**INPUT DATA**

┌────────

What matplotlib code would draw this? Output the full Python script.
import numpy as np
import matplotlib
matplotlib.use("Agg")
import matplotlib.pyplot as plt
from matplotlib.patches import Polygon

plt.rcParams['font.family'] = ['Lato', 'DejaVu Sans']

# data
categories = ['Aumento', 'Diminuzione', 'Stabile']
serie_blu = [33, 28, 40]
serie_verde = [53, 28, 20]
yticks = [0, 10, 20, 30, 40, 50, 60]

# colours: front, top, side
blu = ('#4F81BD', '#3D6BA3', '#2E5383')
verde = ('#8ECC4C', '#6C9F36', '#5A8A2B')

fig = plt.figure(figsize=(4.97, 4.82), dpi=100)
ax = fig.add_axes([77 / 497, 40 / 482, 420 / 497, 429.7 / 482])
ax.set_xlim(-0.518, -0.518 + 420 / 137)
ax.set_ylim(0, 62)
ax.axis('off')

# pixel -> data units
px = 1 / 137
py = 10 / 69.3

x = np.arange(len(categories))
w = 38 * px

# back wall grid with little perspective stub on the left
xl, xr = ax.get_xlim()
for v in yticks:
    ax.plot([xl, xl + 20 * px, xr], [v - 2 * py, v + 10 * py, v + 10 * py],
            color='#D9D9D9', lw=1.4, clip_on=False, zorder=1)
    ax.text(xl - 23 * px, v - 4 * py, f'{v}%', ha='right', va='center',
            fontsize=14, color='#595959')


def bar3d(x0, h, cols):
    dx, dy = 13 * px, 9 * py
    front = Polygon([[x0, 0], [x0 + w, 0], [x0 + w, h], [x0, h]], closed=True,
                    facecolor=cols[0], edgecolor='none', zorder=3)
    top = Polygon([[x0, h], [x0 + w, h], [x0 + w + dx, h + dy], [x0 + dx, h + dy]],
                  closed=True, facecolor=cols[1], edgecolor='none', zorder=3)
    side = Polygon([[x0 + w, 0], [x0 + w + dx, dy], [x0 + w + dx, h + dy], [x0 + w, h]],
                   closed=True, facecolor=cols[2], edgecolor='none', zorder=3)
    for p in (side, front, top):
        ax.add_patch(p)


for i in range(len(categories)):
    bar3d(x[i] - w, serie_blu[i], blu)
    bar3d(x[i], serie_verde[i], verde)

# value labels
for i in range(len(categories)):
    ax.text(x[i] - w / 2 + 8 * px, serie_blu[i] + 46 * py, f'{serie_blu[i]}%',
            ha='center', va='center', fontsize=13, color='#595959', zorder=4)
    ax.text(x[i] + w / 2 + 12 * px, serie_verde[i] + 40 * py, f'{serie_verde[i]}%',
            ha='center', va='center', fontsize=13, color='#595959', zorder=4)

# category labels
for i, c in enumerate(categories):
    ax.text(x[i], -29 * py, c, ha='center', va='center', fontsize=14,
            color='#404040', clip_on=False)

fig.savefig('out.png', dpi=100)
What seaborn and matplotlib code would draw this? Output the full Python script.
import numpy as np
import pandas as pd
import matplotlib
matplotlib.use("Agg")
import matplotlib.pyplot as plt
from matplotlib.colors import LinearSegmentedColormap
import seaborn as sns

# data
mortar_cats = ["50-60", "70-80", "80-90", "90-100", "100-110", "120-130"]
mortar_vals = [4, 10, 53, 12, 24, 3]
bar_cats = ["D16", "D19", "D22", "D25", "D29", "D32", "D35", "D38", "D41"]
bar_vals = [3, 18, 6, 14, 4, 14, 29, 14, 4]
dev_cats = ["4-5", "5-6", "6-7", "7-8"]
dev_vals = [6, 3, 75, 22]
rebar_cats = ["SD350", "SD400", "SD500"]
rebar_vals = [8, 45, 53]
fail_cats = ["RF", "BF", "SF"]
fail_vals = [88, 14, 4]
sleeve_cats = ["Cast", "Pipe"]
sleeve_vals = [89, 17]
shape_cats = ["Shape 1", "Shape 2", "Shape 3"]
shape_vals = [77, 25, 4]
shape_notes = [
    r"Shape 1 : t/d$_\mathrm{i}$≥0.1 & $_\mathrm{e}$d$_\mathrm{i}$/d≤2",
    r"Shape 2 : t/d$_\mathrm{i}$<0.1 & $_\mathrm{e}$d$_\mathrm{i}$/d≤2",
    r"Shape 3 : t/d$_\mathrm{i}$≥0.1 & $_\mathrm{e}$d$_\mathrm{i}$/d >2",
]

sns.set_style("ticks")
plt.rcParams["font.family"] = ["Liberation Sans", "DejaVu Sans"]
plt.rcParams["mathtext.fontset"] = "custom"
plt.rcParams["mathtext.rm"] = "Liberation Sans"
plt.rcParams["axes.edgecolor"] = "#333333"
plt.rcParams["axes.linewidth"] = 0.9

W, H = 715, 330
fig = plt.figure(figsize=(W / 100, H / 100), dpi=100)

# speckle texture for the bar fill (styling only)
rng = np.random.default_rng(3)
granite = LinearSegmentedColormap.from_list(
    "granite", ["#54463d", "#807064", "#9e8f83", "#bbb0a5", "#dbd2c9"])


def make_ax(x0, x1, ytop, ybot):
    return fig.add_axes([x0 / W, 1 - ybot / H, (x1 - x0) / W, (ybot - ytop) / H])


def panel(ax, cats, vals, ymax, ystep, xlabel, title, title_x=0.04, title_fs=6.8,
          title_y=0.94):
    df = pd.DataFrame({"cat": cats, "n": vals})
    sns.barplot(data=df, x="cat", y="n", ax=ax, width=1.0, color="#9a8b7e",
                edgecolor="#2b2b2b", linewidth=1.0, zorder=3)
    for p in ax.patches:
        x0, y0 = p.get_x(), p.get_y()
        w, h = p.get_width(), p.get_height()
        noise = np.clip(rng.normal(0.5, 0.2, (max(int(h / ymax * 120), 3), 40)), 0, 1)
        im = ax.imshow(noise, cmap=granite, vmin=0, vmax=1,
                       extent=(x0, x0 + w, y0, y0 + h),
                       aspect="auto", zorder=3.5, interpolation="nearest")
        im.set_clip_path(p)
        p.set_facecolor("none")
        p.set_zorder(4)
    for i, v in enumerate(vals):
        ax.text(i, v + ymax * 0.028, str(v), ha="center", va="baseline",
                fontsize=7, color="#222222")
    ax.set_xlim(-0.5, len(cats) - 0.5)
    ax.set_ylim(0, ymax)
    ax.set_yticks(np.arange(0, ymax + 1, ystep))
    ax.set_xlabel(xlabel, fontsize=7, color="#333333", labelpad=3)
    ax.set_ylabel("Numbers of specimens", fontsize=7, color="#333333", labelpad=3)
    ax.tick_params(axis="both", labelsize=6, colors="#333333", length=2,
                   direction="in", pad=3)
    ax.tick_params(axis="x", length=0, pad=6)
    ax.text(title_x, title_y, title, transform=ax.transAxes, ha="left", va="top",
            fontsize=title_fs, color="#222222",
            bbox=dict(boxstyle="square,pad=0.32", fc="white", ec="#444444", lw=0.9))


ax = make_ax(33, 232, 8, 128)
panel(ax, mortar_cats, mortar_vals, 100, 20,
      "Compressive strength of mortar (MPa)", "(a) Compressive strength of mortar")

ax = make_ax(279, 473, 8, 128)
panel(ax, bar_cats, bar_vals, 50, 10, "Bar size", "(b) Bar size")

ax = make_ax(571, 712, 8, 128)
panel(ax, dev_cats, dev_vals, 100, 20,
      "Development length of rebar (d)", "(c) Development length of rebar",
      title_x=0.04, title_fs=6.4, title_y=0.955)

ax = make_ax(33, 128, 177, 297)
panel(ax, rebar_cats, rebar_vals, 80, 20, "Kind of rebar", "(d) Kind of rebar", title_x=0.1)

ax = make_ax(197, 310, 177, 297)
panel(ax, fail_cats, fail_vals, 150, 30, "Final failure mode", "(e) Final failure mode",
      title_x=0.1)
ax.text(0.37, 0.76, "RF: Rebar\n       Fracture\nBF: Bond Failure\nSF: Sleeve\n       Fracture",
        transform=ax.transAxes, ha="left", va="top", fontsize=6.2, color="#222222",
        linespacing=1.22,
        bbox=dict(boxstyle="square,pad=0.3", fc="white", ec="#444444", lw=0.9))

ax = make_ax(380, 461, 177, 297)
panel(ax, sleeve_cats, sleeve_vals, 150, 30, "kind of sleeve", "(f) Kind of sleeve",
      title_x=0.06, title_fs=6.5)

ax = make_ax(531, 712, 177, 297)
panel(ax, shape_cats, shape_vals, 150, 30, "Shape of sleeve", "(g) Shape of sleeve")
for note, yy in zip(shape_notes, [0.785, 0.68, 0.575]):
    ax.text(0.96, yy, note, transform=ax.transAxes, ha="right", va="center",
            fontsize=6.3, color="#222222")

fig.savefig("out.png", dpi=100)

└────────
┌────────

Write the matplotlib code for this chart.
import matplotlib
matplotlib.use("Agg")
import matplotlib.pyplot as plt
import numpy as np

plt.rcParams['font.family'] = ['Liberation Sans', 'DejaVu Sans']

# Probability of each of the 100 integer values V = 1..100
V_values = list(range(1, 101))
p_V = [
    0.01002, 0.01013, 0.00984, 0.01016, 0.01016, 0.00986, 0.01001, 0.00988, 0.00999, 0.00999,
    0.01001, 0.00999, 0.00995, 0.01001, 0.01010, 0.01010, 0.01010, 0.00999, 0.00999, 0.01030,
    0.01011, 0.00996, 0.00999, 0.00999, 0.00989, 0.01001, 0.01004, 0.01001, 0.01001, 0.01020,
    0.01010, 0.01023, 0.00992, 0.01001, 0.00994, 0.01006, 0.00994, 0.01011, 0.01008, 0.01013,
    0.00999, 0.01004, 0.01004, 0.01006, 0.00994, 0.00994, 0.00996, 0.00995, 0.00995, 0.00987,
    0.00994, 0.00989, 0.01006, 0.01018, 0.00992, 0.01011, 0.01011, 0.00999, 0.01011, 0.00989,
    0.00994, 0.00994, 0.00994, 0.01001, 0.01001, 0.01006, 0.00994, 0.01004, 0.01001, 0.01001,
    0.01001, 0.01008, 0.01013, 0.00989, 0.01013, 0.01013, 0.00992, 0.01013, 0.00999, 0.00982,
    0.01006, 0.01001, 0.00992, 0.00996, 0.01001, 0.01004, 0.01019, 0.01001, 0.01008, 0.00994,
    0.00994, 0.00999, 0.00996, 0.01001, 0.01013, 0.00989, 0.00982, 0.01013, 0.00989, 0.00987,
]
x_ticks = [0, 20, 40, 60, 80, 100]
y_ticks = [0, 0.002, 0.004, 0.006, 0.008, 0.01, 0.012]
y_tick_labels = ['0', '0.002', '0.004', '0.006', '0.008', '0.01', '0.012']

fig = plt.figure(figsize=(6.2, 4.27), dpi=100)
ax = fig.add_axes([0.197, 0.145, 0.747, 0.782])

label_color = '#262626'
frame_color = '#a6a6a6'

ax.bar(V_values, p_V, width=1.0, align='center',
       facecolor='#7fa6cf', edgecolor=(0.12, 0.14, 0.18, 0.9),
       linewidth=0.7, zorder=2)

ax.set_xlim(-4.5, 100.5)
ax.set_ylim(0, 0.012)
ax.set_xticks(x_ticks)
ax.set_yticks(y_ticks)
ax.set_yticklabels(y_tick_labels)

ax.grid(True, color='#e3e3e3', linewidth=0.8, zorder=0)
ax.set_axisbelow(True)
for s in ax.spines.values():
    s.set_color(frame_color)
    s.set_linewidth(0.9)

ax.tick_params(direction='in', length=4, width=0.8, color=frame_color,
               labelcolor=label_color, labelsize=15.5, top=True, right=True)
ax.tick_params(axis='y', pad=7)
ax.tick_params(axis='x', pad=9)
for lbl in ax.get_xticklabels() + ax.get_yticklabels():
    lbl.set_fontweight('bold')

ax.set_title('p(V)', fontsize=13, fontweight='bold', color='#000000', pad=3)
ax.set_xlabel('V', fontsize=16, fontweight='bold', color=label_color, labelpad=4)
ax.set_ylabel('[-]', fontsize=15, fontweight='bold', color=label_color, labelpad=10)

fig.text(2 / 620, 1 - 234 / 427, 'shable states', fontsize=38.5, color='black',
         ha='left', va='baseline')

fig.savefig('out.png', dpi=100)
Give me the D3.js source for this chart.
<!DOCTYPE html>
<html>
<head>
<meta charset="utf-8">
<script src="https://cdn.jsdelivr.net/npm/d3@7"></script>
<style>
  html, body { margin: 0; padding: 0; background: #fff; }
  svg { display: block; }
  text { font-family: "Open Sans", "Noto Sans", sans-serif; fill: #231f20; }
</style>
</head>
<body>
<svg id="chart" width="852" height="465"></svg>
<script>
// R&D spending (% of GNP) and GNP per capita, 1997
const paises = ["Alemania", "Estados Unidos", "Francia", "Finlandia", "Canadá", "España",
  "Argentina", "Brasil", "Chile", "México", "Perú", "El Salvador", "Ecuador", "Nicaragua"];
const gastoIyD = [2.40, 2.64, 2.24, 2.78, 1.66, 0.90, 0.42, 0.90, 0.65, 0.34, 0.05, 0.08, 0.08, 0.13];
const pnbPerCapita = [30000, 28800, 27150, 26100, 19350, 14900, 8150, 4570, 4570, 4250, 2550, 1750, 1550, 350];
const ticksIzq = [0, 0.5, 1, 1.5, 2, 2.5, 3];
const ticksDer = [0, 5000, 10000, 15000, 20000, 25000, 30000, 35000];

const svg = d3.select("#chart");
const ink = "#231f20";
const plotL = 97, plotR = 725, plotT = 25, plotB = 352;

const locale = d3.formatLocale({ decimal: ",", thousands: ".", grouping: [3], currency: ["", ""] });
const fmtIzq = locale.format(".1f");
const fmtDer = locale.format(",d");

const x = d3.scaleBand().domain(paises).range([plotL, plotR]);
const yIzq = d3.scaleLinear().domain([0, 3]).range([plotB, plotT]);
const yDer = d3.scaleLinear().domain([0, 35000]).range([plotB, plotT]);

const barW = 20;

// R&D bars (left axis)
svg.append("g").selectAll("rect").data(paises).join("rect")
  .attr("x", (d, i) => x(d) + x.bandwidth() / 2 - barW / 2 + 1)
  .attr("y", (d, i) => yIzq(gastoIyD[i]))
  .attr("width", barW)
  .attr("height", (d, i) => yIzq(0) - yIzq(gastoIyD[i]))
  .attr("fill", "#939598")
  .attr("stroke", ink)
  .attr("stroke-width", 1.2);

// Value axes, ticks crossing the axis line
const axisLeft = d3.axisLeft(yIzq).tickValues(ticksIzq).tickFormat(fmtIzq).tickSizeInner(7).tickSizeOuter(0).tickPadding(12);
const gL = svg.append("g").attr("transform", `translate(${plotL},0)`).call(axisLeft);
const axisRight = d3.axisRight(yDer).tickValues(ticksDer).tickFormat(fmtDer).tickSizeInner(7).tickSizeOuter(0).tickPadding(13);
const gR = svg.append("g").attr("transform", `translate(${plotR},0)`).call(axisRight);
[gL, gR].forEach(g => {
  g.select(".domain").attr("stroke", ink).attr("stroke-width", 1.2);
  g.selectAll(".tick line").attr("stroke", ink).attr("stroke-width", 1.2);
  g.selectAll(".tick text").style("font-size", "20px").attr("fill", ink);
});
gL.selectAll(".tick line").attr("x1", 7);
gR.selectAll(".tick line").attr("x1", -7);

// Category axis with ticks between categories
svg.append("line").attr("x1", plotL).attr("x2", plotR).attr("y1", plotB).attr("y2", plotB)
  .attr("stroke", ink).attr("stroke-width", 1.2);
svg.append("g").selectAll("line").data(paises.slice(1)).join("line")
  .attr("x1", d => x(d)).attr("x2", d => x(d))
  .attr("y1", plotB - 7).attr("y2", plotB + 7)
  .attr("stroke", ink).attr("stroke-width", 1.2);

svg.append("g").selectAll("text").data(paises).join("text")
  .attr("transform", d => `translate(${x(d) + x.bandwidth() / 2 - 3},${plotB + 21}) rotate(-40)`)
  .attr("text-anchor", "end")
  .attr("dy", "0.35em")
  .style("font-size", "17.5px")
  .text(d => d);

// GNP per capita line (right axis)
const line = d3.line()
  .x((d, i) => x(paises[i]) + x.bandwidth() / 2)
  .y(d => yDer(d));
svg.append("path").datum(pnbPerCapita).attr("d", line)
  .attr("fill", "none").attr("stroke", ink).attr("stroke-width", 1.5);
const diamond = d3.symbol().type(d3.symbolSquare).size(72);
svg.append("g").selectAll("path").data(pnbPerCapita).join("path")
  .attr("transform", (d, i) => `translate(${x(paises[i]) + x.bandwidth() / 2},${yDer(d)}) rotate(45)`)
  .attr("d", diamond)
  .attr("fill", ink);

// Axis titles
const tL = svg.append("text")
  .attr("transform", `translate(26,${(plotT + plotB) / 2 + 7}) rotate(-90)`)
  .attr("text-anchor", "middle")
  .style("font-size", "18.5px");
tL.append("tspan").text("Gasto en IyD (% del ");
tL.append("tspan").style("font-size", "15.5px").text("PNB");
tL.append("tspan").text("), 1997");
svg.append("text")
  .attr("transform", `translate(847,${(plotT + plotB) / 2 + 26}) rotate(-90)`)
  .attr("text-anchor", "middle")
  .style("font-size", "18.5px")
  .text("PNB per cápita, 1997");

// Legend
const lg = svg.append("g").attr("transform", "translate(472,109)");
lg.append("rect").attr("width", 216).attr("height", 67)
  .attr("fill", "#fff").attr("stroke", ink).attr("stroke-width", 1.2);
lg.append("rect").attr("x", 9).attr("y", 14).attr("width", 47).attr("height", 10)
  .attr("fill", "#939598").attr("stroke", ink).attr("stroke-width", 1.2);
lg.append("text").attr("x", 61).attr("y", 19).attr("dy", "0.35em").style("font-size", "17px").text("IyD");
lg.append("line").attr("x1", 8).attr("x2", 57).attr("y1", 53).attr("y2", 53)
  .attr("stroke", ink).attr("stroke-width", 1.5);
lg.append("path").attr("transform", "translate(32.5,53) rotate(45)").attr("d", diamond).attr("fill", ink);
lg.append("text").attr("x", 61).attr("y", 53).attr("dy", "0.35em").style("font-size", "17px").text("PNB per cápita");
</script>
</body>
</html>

└────────

**PROBLEM DETAILS**
From the listing above, output exactly the run of lines that starts with the line containing "What matplotlib code" and ends with the line containing "verde = ('#8ECC4C', '#6C9F36', '#5A8A2B')".

**EXERCISE OUTPUT**
What matplotlib code would draw this? Output the full Python script.
import numpy as np
import matplotlib
matplotlib.use("Agg")
import matplotlib.pyplot as plt
from matplotlib.patches import Polygon

plt.rcParams['font.family'] = ['Lato', 'DejaVu Sans']

# data
categories = ['Aumento', 'Diminuzione', 'Stabile']
serie_blu = [33, 28, 40]
serie_verde = [53, 28, 20]
yticks = [0, 10, 20, 30, 40, 50, 60]

# colours: front, top, side
blu = ('#4F81BD', '#3D6BA3', '#2E5383')
verde = ('#8ECC4C', '#6C9F36', '#5A8A2B')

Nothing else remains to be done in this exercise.